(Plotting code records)
______________________________
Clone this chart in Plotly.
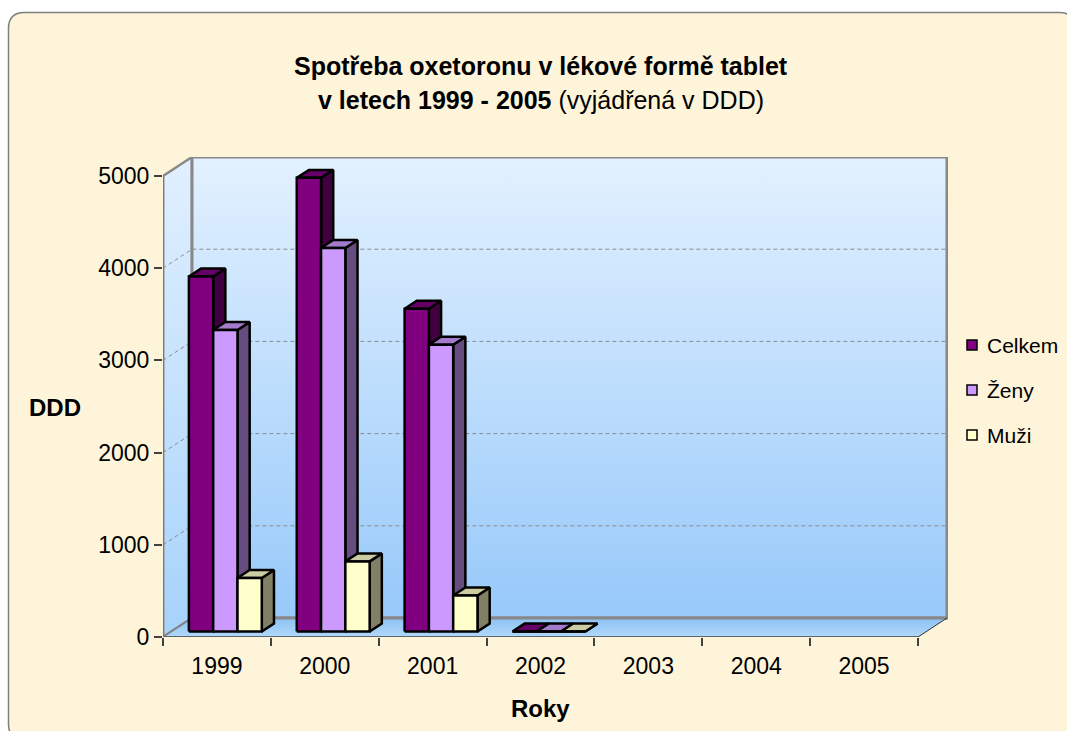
import plotly.graph_objects as go

# ---------------- data ----------------
years = ["1999", "2000", "2001", "2002", "2003", "2004", "2005"]
celkem = [3850, 4920, 3500, 0, None, None, None]
zeny = [3270, 4160, 3110, 0, None, None, None]
muzi = [580, 760, 390, 0, None, None, None]
series_names = ["Celkem", "Ženy", "Muži"]
y_ticks = [0, 1000, 2000, 3000, 4000, 5000]

# ---------------- styling / geometry ----------------
W, H = 1067, 731
L_PX, R_PX, T_PX, B_PX = 163, 948, 157, 637
CAT_PX = (918 - 163) / 7.0
Y_PX_PER = 461 / 5000.0
X_MAX = (R_PX - L_PX) / CAT_PX
Y_MAX = (B_PX - T_PX) / Y_PX_PER
DX = 29 / CAT_PX
DY = 19 / Y_PX_PER
NCAT = len(years)
YTOP = max(y_ticks)

front_cols = ["#800080", "#cc99ff", "#ffffcc"]
top_cols = ["#660066", "#a37acc", "#cccca3"]
side_cols = ["#400040", "#664d80", "#808066"]

BW = 24.3 / CAT_PX
GAP = 1 - 3 * BW
F0, DEPTH = 0.29, 0.42


def px_x(px):
    return (px - L_PX) / (R_PX - L_PX)


def px_y(py):
    return (B_PX - py) / (B_PX - T_PX)


fig = go.Figure()


def poly(xs, ys, fill=None, line_color="black", width=2.5, grad=None, dash=None, closed=True):
    if closed:
        xs = list(xs) + [xs[0]]
        ys = list(ys) + [ys[0]]
    kw = dict(x=xs, y=ys, mode="lines", showlegend=False, hoverinfo="skip",
              line=dict(color=line_color, width=width, dash=dash))
    if grad is not None:
        kw["fill"] = "toself"
        kw["fillgradient"] = dict(type="vertical", colorscale=grad)
    elif fill is not None:
        kw["fill"] = "toself"
        kw["fillcolor"] = fill
    fig.add_trace(go.Scatter(**kw))


# walls
poly([0, DX, DX, 0], [0, DY, YTOP + DY, YTOP],
     grad=[[0, "#a6d2fb"], [1, "#e2f0ff"]], line_color="#8a8a8a", width=2.5)
poly([DX, NCAT + DX, NCAT + DX, DX], [DY, DY, YTOP + DY, YTOP + DY],
     grad=[[0, "#97c9fa"], [1, "#e3f1ff"]], line_color="#888888", width=3)
poly([0, NCAT, NCAT + DX, DX], [0, 0, DY, DY],
     grad=[[0, "#b2d8fb"], [1, "#8cc2f3"]], line_color="rgba(0,0,0,0)", width=0)

# gridlines (dashed) on left & back wall
for v in y_ticks[1:-1]:
    poly([0, DX, NCAT + DX], [v, v + DY, v + DY], line_color="#8c8c8c",
         width=1, dash="4px,3px", closed=False)

# floor edges and axis lines
poly([DX, NCAT + DX], [DY, DY], line_color="#888888", width=3, closed=False)
poly([NCAT, NCAT + DX], [0, DY], line_color="#303030", width=1, closed=False)
poly([0, DX], [0, DY], line_color="#808080", width=1.5, closed=False)
poly([0, NCAT], [0, 0], line_color="#404040", width=1.5, closed=False)
poly([0, 0], [0, YTOP], line_color="#7a7a7a", width=2.5, closed=False)

# bars
all_vals = [celkem, zeny, muzi]
for c in range(NCAT):
    for s, vals in enumerate(all_vals):
        v = vals[c]
        if v is None:
            continue
        x0 = c + GAP / 2 + s * BW + F0 * DX
        x1 = x0 + BW
        yb = F0 * DY
        yt = yb + v
        ddx, ddy = DEPTH * DX, DEPTH * DY
        # side
        poly([x1, x1 + ddx, x1 + ddx, x1], [yb, yb + ddy, yt + ddy, yt], fill=side_cols[s])
        # top
        poly([x0, x1, x1 + ddx, x0 + ddx], [yt, yt, yt + ddy, yt + ddy], fill=top_cols[s])
        # front
        poly([x0, x1, x1, x0], [yb, yb, yt, yt], fill=front_cols[s])

# background rounded frame
x0p, y0p, x1p, y1p, r = 8.5, 12.5, 1075, 740, 16
path = (f"M {px_x(x0p + r)},{px_y(y0p)} L {px_x(x1p - r)},{px_y(y0p)} "
        f"Q {px_x(x1p)},{px_y(y0p)} {px_x(x1p)},{px_y(y0p + r)} "
        f"L {px_x(x1p)},{px_y(y1p - r)} Q {px_x(x1p)},{px_y(y1p)} {px_x(x1p - r)},{px_y(y1p)} "
        f"L {px_x(x0p + r)},{px_y(y1p)} Q {px_x(x0p)},{px_y(y1p)} {px_x(x0p)},{px_y(y1p - r)} "
        f"L {px_x(x0p)},{px_y(y0p + r)} Q {px_x(x0p)},{px_y(y0p)} {px_x(x0p + r)},{px_y(y0p)} Z")
fig.add_shape(type="path", path=path, xref="paper", yref="paper", layer="below",
              fillcolor="#fdf4da", line=dict(color="#7f7f7f", width=1.5))

FONT = "Liberation Sans, Arial, sans-serif"

# manual legend (squares + labels)
legend_y = [345, 390, 435]
for s, name in enumerate(series_names):
    cy = legend_y[s]
    fig.add_shape(type="rect", xref="paper", yref="paper", layer="above",
                  x0=px_x(967), x1=px_x(977), y0=px_y(cy + 5), y1=px_y(cy - 5),
                  fillcolor=front_cols[s], line=dict(color="black", width=1.5))
    fig.add_annotation(x=px_x(985), y=px_y(cy), xref="paper", yref="paper",
                       text=name, showarrow=False,
                       font=dict(family=FONT, size=21, color="black"),
                       xanchor="left", yanchor="middle")

fig.add_annotation(x=px_x(541), y=px_y(66), xref="paper", yref="paper",
                   text="<b>Spotřeba oxetoronu v lékové formě tablet</b>",
                   showarrow=False, font=dict(family=FONT, size=25, color="black"),
                   xanchor="center", yanchor="middle")
fig.add_annotation(x=px_x(541), y=px_y(100), xref="paper", yref="paper",
                   text="<b>v letech 1999 - 2005</b> (vyjádřená v DDD)",
                   showarrow=False, font=dict(family=FONT, size=25, color="black"),
                   xanchor="center", yanchor="middle")
fig.add_annotation(x=px_x(55), y=px_y(407), xref="paper", yref="paper",
                   text="<b>DDD</b>", showarrow=False,
                   font=dict(family=FONT, size=24, color="black"),
                   xanchor="center", yanchor="middle")
fig.add_annotation(x=px_x(540), y=px_y(708), xref="paper", yref="paper",
                   text="<b>Roky</b>", showarrow=False,
                   font=dict(family=FONT, size=24, color="black"),
                   xanchor="center", yanchor="middle")

fig.update_layout(
    width=W, height=H, autosize=False,
    margin=dict(l=L_PX, r=W - R_PX, t=T_PX, b=H - B_PX, pad=0),
    paper_bgcolor="white", plot_bgcolor="rgba(0,0,0,0)",
    font=dict(family=FONT, size=23, color="black"),
    showlegend=False,
    xaxis=dict(range=[0, X_MAX], showgrid=False, zeroline=False, showline=False,
               tickmode="array", tickvals=[i + 0.5 for i in range(NCAT)], ticktext=years,
               ticks="outside", ticklen=8, tickcolor="rgba(0,0,0,0)",
               tickfont=dict(family=FONT, size=23),
               minor=dict(tickmode="array", tickvals=list(range(NCAT + 1)), ticks="outside",
                          ticklen=8, tickcolor="#404040", tickwidth=1.5),
               fixedrange=True),
    yaxis=dict(range=[0, Y_MAX], showgrid=False, zeroline=False, showline=False,
               tickmode="array", tickvals=y_ticks, ticktext=[str(t) for t in y_ticks],
               ticks="outside", ticklen=8, tickcolor="#404040", tickwidth=1.5,
               tickfont=dict(family=FONT, size=23), fixedrange=True),
)

fig.write_html("out.html")
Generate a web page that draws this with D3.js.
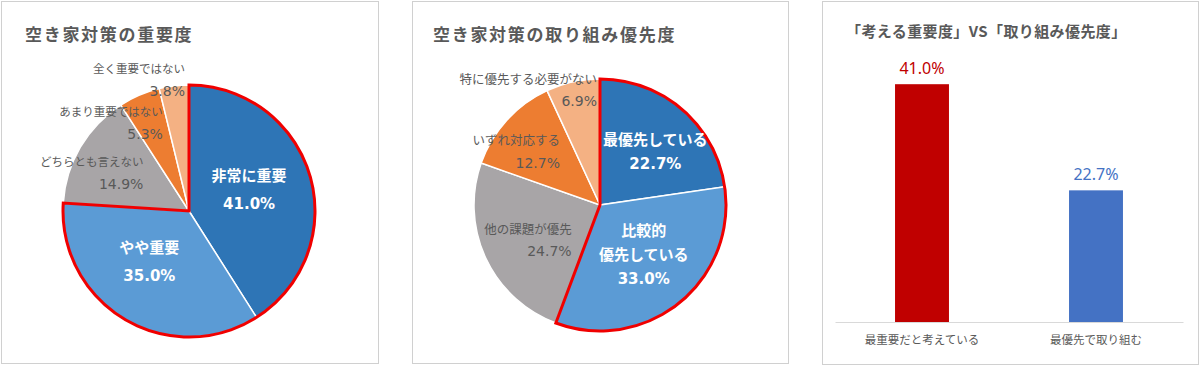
<!DOCTYPE html>
<html>
<head>
<meta charset="utf-8">
<script src="https://cdn.jsdelivr.net/npm/d3@7"></script>
<style>
  body { margin: 0; background: #fff; }
  text { font-family: "DejaVu Sans", "Noto Sans CJK JP", sans-serif; }
  .title { font-family: "Noto Sans CJK JP", sans-serif; font-weight: bold; fill: #595959; }
  .bar-axis .domain { stroke: #d9d9d9; }
  .bar-axis text { font-family: "Noto Sans CJK JP", sans-serif; font-size: 11.5px; fill: #595959; }
</style>
</head>
<body>
<div id="chart"></div>
<script>
// data
var pie1Labels = ["非常に重要", "やや重要", "どちらとも言えない", "あまり重要ではない", "全く重要ではない"];
var pie1Values = [41.0, 35.0, 14.9, 5.3, 3.8];

var pie2Labels = ["最優先している", "比較的\n優先している", "他の課題が優先", "いずれ対応する", "特に優先する必要がない"];
var pie2Values = [22.7, 33.0, 24.7, 12.7, 6.9];

var barLabels = ["最重要だと考えている", "最優先で取り組む"];
var barValues = [41.0, 22.7];

var sliceColors = ["#2e75b6", "#5b9bd5", "#a8a5a7", "#ed7d31", "#f4b183"];
var barColors = ["#c00000", "#4472c4"];

var svg = d3.select("#chart")
    .append("svg")
        .attr("width", 1200)
        .attr("height", 366);

// panel frames
[[1, 1, 377, 362], [412, 1, 376, 362], [822, 1, 376, 363]].forEach(function(p) {
    svg.append("rect")
        .attr("x", p[0] + 0.5).attr("y", p[1] + 0.5)
        .attr("width", p[2]).attr("height", p[3])
        .attr("fill", "#fff")
        .attr("stroke", "#d0d0d0");
});

function drawPie(cx, cy, r, values, labels, layout, innerLh, outerSize, title, titleX) {

    svg.append("text")
        .attr("class", "title")
        .attr("x", titleX).attr("y", 33)
        .attr("dominant-baseline", "central")
        .style("font-size", "17px")
        .style("letter-spacing", "1.7px")
        .text(title);

    var g = svg.append("g")
        .attr("transform", "translate(" + cx + "," + cy + ")");

    var arcs = d3.pie().sort(null).value(function(d) { return d; })(values);
    var arc = d3.arc().innerRadius(0).outerRadius(r);

    g.selectAll(".slice")
        .data(arcs)
        .enter().append("path")
            .attr("class", "slice")
            .attr("d", arc)
            .attr("fill", function(d, i) { return sliceColors[i]; })
            .attr("stroke", "#fff")
            .attr("stroke-width", 1.5);

    // red outline round the first two slices
    g.append("path")
        .attr("d", arc({startAngle: arcs[0].startAngle, endAngle: arcs[1].endAngle}))
        .attr("fill", "none")
        .attr("stroke", "#f00000")
        .attr("stroke-width", 3)
        .attr("stroke-linejoin", "miter");

    arcs.forEach(function(d, i) {
        var a = (d.startAngle + d.endAngle) / 2 + layout[i][1] * Math.PI / 180;
        var k = layout[i][0];
        var x = k * r * Math.sin(a),
            y = -k * r * Math.cos(a);
        var inner = i < 2;
        var lines = labels[i].split("\n").concat([d3.format(".1f")(values[i]) + "%"]);
        var lh = inner ? innerLh : 22;

        var t = g.append("text")
            .attr("text-anchor", inner ? "middle" : "end")
            .attr("fill", inner ? "#fff" : "#595959")
            .style("font-weight", inner ? "bold" : "normal");

        lines.forEach(function(s, j) {
            var isPct = j == lines.length - 1;
            t.append("tspan")
                .attr("x", x)
                .attr("y", y + (j - (lines.length - 1) / 2) * lh)
                .attr("dominant-baseline", "central")
                .style("font-size", isPct ? (inner ? "15px" : "14px") : (inner ? "15px" : outerSize))
                .text(s);
        });
    });
}

// label placement: [radius factor, angle shift in degrees]
drawPie(189, 211, 126, pie1Values, pie1Labels,
    [[0.505, -3], [0.51, 7.5], [0.47, 9.2], [0.73, 6.7], [1.04, 5.1]], 28, "11.5px",
    "空き家対策の重要度", 25);

drawPie(600, 205, 126, pie2Values, pie2Labels,
    [[0.61, 5.2], [0.53, -2], [0.36, -26.3], [0.53, 10.9], [0.91, 10.9]], 24, "12.5px",
    "空き家対策の取り組み優先度", 433);

// bar chart
svg.append("text")
    .attr("class", "title")
    .attr("x", 846).attr("y", 30)
    .attr("dominant-baseline", "central")
    .style("font-size", "15px")
    .style("letter-spacing", "0.4px")
    .text("「考える重要度」VS「取り組み優先度」");

var x = d3.scaleBand()
    .domain(barLabels)
    .range([835, 1183])
    .paddingInner(0.69)
    .paddingOuter(0.345);

var y = d3.scaleLinear()
    .domain([0, 45])
    .range([322, 61]);

svg.selectAll(".bar")
    .data(barValues)
    .enter().append("rect")
        .attr("class", "bar")
        .attr("x", function(d, i) { return x(barLabels[i]); })
        .attr("y", function(d) { return y(d); })
        .attr("width", x.bandwidth())
        .attr("height", function(d) { return y(0) - y(d); })
        .attr("fill", function(d, i) { return barColors[i]; });

svg.selectAll(".bar-value")
    .data(barValues)
    .enter().append("text")
        .attr("class", "bar-value")
        .attr("x", function(d, i) { return x(barLabels[i]) + x.bandwidth() / 2; })
        .attr("y", function(d) { return y(d) - 16; })
        .attr("text-anchor", "middle")
        .attr("dominant-baseline", "central")
        .attr("fill", function(d, i) { return barColors[i]; })
        .style("font-family", "'Noto Sans', sans-serif")
        .style("font-size", "16px")
        .text(function(d) { return d3.format(".1f")(d) + "%"; });

var xAxis = svg.append("g")
    .attr("class", "bar-axis")
    .attr("transform", "translate(0," + y(0) + ")")
    .call(d3.axisBottom(x).tickSize(0).tickPadding(14).tickSizeOuter(0));
</script>
</body>
</html>
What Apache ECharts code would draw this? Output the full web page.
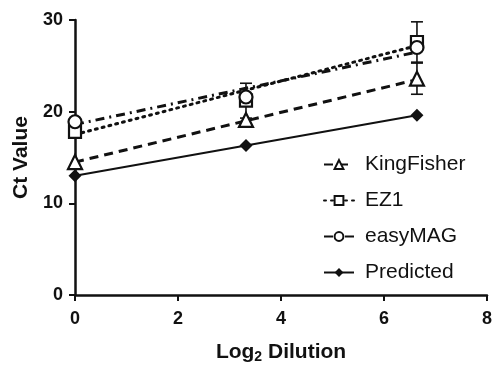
______________________________
WHAT YOU NEED TO DO » Take every line containing the word "this" and copy it.

EXPECTED ANSWER »
Clone this chart in Plotly.
Generate a web page that draws this with D3.js.
What Apache ECharts code would draw this? Output the full web page.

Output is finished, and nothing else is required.